** start of AVAILABLE DATA **
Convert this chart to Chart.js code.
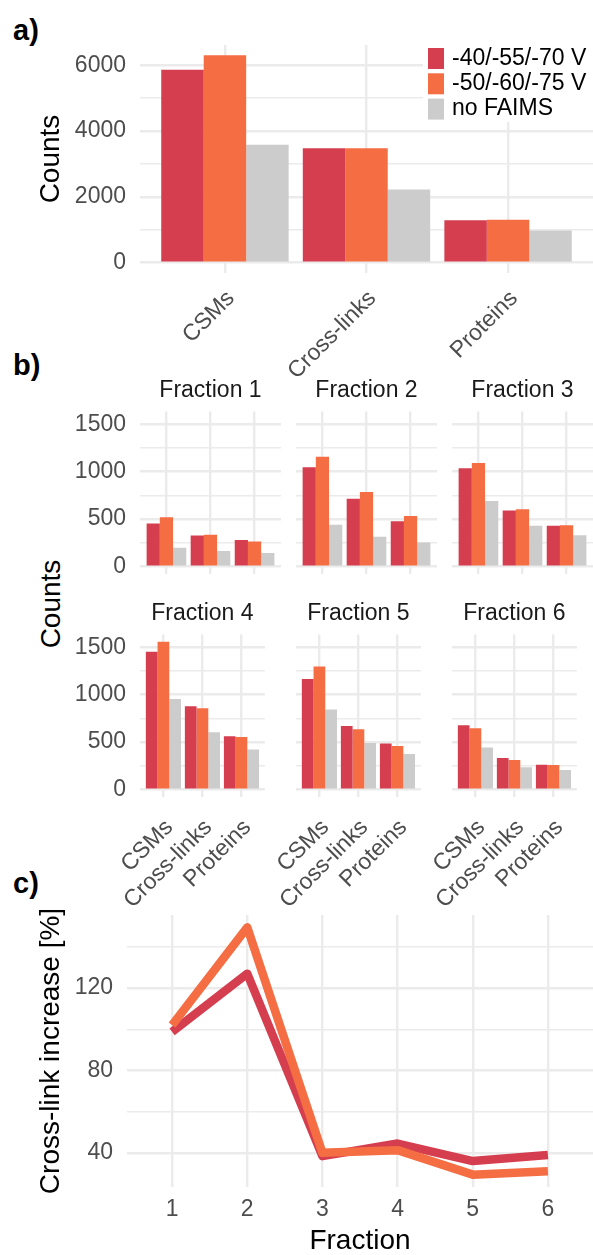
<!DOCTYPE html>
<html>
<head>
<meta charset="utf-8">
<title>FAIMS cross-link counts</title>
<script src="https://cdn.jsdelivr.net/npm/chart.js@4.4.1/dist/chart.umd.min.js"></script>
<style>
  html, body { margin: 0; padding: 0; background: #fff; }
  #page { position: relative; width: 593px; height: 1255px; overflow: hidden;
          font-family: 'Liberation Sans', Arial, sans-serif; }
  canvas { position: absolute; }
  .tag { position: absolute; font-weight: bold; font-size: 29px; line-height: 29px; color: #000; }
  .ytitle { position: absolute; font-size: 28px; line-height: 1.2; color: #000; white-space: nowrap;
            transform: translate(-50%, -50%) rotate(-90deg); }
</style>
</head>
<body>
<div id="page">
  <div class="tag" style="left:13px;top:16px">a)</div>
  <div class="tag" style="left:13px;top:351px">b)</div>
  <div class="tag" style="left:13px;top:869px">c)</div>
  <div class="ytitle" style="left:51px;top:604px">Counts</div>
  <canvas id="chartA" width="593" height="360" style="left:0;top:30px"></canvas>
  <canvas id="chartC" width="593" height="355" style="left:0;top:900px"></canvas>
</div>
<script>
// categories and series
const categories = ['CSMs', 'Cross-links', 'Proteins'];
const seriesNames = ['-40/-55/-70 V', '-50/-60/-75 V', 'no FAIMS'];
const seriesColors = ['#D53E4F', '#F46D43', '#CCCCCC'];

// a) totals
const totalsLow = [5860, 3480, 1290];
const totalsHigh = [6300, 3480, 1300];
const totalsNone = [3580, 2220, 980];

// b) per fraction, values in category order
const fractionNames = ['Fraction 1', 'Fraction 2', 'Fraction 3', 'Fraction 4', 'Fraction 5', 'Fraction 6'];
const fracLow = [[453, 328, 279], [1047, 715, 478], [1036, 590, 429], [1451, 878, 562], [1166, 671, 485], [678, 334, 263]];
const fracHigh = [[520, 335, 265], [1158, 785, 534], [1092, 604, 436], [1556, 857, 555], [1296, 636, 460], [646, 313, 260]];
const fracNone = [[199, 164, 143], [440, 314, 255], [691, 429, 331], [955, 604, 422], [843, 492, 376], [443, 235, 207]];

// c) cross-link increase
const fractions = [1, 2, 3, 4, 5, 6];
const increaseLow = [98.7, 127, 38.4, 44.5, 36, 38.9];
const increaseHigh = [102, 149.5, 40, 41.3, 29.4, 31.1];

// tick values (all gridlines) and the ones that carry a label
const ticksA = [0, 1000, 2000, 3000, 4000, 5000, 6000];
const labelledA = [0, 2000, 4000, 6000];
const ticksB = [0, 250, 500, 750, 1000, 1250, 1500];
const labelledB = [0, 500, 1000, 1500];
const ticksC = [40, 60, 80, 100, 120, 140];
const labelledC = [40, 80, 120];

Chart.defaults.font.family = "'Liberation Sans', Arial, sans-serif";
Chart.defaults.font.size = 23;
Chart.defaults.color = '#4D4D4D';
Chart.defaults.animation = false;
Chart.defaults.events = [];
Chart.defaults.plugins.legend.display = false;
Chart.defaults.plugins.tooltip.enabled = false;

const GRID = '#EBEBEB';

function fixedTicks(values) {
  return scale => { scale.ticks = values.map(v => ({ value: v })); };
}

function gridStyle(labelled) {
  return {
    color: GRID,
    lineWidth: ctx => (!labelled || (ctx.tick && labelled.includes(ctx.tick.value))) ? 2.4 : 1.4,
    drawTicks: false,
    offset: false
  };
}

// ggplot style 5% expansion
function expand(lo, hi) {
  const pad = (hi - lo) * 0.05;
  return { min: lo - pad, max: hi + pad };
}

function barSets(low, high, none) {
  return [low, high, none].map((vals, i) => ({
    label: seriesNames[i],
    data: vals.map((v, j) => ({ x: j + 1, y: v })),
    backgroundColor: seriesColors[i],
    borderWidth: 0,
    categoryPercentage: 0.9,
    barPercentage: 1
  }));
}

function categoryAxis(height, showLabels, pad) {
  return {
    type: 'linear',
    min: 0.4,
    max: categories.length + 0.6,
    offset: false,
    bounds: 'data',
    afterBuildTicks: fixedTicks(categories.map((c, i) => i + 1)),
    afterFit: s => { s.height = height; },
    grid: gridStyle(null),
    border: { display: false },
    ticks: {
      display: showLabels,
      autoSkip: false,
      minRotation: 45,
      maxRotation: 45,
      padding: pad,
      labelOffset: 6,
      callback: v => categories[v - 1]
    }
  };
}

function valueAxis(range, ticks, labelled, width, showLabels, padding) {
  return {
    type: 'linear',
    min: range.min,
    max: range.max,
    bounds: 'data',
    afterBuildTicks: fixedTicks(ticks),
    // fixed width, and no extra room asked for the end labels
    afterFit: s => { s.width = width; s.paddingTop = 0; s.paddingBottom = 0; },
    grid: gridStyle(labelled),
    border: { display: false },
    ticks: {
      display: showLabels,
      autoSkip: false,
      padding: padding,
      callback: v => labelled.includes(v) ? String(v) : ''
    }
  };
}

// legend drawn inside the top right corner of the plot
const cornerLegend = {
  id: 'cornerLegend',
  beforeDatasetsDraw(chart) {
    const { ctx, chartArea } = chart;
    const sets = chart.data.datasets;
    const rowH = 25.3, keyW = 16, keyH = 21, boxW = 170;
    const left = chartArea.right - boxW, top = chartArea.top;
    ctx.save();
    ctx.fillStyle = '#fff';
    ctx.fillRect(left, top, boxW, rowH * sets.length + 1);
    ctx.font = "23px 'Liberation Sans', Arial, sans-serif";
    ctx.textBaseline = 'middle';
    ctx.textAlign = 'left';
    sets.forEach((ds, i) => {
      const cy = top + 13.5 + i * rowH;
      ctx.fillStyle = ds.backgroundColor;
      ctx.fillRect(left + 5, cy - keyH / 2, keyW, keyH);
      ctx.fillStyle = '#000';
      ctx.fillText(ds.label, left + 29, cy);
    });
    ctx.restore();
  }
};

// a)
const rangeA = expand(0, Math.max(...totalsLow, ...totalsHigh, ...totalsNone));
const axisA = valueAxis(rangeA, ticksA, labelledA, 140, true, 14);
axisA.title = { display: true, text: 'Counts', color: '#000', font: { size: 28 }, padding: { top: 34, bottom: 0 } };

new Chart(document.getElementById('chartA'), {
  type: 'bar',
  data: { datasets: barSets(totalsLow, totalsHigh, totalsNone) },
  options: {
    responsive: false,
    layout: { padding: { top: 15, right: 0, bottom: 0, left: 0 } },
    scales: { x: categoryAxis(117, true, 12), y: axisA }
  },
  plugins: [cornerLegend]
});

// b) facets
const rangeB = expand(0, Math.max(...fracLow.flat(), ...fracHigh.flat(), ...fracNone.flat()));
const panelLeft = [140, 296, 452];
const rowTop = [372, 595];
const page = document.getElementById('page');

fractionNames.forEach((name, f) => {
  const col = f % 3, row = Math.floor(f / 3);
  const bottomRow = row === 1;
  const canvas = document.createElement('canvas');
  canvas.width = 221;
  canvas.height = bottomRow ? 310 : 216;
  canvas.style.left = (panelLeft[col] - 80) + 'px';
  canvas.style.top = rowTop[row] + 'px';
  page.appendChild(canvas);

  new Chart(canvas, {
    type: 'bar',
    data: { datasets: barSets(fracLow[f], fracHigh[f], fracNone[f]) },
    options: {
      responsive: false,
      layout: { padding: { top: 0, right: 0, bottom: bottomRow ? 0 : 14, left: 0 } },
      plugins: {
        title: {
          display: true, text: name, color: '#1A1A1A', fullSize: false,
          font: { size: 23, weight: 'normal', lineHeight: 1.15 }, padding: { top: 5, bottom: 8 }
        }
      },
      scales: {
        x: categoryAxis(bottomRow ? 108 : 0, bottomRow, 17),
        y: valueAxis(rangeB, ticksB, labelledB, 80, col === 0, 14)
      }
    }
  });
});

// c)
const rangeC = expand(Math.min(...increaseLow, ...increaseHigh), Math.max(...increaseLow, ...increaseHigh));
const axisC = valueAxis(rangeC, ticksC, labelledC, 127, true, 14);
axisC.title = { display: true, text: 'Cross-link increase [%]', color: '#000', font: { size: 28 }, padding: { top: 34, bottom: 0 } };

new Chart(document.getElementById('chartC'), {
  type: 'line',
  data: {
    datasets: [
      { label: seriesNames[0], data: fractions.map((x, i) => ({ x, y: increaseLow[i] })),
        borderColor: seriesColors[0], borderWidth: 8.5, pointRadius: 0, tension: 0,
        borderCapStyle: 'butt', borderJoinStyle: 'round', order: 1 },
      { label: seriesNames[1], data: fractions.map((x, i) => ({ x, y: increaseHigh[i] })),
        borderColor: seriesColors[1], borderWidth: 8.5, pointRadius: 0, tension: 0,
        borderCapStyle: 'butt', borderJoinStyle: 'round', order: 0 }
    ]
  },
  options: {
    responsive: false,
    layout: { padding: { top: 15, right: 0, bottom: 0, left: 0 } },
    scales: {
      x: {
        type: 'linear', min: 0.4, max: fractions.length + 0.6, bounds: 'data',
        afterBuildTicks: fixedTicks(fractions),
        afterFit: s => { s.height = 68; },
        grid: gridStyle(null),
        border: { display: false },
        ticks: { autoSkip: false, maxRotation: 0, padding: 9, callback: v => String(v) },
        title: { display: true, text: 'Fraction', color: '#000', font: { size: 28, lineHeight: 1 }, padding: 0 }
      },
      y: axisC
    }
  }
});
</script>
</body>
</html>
** end of AVAILABLE DATA **
> **WRITTEN REQUEST**
Repeat only the lines between the start of the data and the line with "const seriesColors = ['#D53E4F', '#F46D43', '#CCCCCC'];", including those two lines, and skip the pictures.

> **SOLUTION TO THIS EXERCISE**
Convert this chart to Chart.js code.
<!DOCTYPE html>
<html>
<head>
<meta charset="utf-8">
<title>FAIMS cross-link counts</title>
<script src="https://cdn.jsdelivr.net/npm/chart.js@4.4.1/dist/chart.umd.min.js"></script>
<style>
  html, body { margin: 0; padding: 0; background: #fff; }
  #page { position: relative; width: 593px; height: 1255px; overflow: hidden;
          font-family: 'Liberation Sans', Arial, sans-serif; }
  canvas { position: absolute; }
  .tag { position: absolute; font-weight: bold; font-size: 29px; line-height: 29px; color: #000; }
  .ytitle { position: absolute; font-size: 28px; line-height: 1.2; color: #000; white-space: nowrap;
            transform: translate(-50%, -50%) rotate(-90deg); }
</style>
</head>
<body>
<div id="page">
  <div class="tag" style="left:13px;top:16px">a)</div>
  <div class="tag" style="left:13px;top:351px">b)</div>
  <div class="tag" style="left:13px;top:869px">c)</div>
  <div class="ytitle" style="left:51px;top:604px">Counts</div>
  <canvas id="chartA" width="593" height="360" style="left:0;top:30px"></canvas>
  <canvas id="chartC" width="593" height="355" style="left:0;top:900px"></canvas>
</div>
<script>
// categories and series
const categories = ['CSMs', 'Cross-links', 'Proteins'];
const seriesNames = ['-40/-55/-70 V', '-50/-60/-75 V', 'no FAIMS'];
const seriesColors = ['#D53E4F', '#F46D43', '#CCCCCC'];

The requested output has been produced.